5 Types of Assault Offences And Their Definitions

Criminal Law Jun 11, 2021

When the word ‘assault’ is used to describe an offence, it is normally used as a general term. The reason we say that is there are actually several specific offences of assault, and criminal lawyers are likely to be required to represent someone charged with any one of them.

As a general definition of assault, it is normally regarded as touching, striking, moving, or applying force to someone. This can be done indirectly or directly, and it has to occur, either without the consent of the victim, or in a situation where consent was given, but was obtained fraudulently.

One error people make when thinking about the offence of assault is that they assume that physical harm must have been caused to the victim. Merely threatening assault or being capable of carrying out assault is sufficient for a crime to occur.

In situations where assault has occurred domestically, where a child was present, the person assaulted was over 60, there is racial motivation for the assault or the assault broke the terms of a restraining order, this is classed as aggravated assault.

As we mentioned there are different categories of assault which are each classed as crimes in their own right, so let us explore them in more detail.

Common Assault

A common assault occurs when a person is either threatened with, or in fact, receives an injury from another person. The level of injury in a common assault is usually a minor one such as a bruise or small cut, and would not normally require any medical treatment, such as going to a hospital.

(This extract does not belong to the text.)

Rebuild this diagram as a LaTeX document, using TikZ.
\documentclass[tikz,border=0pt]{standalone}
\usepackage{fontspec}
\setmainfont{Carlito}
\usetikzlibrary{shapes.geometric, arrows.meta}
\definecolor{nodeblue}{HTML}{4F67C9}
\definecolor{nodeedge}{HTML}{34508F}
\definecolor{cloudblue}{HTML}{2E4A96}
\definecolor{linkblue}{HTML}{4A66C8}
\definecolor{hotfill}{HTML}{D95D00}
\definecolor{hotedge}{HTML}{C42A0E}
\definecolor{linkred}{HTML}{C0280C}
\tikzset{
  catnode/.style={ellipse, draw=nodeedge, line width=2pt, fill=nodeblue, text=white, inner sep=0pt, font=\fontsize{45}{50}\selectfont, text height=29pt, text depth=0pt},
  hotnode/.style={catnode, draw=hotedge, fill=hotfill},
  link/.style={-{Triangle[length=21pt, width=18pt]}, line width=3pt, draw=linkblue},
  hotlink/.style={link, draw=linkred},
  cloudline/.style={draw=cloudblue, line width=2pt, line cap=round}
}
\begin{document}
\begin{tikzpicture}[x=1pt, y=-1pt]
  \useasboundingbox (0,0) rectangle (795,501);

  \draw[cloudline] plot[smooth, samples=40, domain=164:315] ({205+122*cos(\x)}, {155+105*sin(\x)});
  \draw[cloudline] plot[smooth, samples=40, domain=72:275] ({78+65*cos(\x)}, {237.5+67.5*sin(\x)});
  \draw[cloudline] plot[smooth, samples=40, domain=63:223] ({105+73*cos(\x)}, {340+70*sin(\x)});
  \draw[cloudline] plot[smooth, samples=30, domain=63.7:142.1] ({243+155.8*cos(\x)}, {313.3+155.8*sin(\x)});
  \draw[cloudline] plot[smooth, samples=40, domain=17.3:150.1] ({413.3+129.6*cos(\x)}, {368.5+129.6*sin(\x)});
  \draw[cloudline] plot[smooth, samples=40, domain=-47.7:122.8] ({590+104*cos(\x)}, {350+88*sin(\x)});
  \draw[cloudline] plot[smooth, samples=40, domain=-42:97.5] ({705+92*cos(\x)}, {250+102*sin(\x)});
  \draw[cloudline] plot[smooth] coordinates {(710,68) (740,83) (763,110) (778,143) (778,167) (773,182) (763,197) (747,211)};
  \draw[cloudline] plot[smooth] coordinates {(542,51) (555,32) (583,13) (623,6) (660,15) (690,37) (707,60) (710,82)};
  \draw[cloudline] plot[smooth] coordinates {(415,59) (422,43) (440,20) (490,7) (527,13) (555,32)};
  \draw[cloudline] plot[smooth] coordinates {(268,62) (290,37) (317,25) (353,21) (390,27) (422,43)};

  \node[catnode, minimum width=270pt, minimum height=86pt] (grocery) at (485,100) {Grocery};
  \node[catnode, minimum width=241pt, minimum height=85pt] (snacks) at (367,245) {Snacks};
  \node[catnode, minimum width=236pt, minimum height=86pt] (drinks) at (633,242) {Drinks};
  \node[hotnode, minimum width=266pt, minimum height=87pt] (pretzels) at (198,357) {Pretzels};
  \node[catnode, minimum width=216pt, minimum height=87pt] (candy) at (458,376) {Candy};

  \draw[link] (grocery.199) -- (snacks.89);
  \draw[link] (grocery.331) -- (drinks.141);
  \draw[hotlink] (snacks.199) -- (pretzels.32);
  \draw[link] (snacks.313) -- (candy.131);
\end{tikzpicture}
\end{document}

The punishments for common assault will depend on whether the conviction took place in a district or a magistrates court. In the district court, the maximum sentence is 5 years, or 7 years if the assault was aggravated. In a magistrates court, it is a $24,000 fine or 2 years in prison, with aggravated assaults going up to $36,000 and 3 years imprisonment.

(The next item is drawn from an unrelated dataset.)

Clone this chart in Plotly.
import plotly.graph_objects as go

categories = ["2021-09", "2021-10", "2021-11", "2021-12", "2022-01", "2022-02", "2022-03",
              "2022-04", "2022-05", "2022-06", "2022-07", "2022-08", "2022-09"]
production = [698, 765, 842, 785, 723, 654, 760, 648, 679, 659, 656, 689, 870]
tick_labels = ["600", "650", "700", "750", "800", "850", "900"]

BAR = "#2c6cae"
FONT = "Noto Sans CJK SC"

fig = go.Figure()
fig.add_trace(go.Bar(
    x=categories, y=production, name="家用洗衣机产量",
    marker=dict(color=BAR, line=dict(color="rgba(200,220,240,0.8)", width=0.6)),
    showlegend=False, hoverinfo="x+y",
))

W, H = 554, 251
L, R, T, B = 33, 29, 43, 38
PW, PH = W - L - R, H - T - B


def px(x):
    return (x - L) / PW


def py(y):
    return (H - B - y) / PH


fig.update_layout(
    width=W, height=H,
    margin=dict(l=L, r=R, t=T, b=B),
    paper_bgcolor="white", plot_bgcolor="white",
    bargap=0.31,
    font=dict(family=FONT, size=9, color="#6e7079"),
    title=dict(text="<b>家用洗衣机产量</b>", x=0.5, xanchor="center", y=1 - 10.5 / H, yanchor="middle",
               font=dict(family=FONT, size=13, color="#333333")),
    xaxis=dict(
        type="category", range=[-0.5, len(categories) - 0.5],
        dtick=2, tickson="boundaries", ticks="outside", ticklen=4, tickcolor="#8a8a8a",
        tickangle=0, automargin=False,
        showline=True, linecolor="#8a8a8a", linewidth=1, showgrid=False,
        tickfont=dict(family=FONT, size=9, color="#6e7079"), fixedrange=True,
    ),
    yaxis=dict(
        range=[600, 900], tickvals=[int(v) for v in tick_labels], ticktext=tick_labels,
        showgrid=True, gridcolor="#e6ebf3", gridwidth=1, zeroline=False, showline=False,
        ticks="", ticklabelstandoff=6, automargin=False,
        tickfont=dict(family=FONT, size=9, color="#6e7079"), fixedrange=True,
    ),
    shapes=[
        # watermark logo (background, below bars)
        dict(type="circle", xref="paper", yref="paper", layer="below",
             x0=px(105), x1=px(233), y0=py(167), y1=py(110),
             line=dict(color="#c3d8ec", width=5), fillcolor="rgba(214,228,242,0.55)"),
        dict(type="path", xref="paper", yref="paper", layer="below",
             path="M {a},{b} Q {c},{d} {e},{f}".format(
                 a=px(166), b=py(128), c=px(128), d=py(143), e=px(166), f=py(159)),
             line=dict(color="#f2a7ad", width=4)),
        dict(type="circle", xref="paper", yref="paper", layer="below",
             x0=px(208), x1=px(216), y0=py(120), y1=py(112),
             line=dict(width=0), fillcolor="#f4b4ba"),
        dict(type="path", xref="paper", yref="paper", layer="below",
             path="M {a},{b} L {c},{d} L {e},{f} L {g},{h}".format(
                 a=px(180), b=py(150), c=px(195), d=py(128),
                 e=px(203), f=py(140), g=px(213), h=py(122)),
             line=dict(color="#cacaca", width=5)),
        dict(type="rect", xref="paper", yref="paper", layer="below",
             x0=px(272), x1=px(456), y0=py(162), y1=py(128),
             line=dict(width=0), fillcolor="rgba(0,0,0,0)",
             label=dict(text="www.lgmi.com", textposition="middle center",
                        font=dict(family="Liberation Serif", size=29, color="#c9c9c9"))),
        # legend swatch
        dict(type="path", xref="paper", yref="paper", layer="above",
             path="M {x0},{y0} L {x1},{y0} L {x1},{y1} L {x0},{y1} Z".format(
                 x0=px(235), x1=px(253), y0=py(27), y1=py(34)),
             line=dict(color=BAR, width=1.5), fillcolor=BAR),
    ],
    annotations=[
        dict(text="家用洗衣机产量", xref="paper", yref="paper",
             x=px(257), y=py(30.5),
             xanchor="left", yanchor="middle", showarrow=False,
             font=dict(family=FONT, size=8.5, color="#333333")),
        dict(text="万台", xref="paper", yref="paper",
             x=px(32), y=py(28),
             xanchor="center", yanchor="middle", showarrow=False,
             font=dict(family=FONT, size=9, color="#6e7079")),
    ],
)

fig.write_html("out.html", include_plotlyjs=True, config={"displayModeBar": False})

Assault Occasioning Bodily Harm

The punishments for this type of assault or similar to those for common assault. The main differences are that with this assault, the need for medical attention may exist and that the victim’s health may have been impacted negatively.

Grievous Bodily Harm

This assault is serious enough to have caused the victim injuries so severe that they remain permanent or are likely to threaten their life. Injury examples include loss of a limb, broken bones, and disfigurement.

These will be dealt with in the district court only, and a sentence of 10 years imprisonment is possible. This could rise to 14 years if the person assaulted was in a special employment category such as health care, and they were doing their job at the time of the assault.

Serious Assault

This occurs when the person assaulted was a police officer or a public officer who was carrying out their duty at the time. The maximum sentence is 7 years imprisonment, but if the assailant was armed, this can rise to 10 years.

Indecent Assault

Not every indecent assault has to be sexually motivated, but it would need to be regarded by any reasonable consideration as indecent in nature. This can be heard in either a district court with penalties of up to 5 years imprisonment or a magistrates court, who can hand down punishments of up to $24,000 fines and 2 years imprisonment.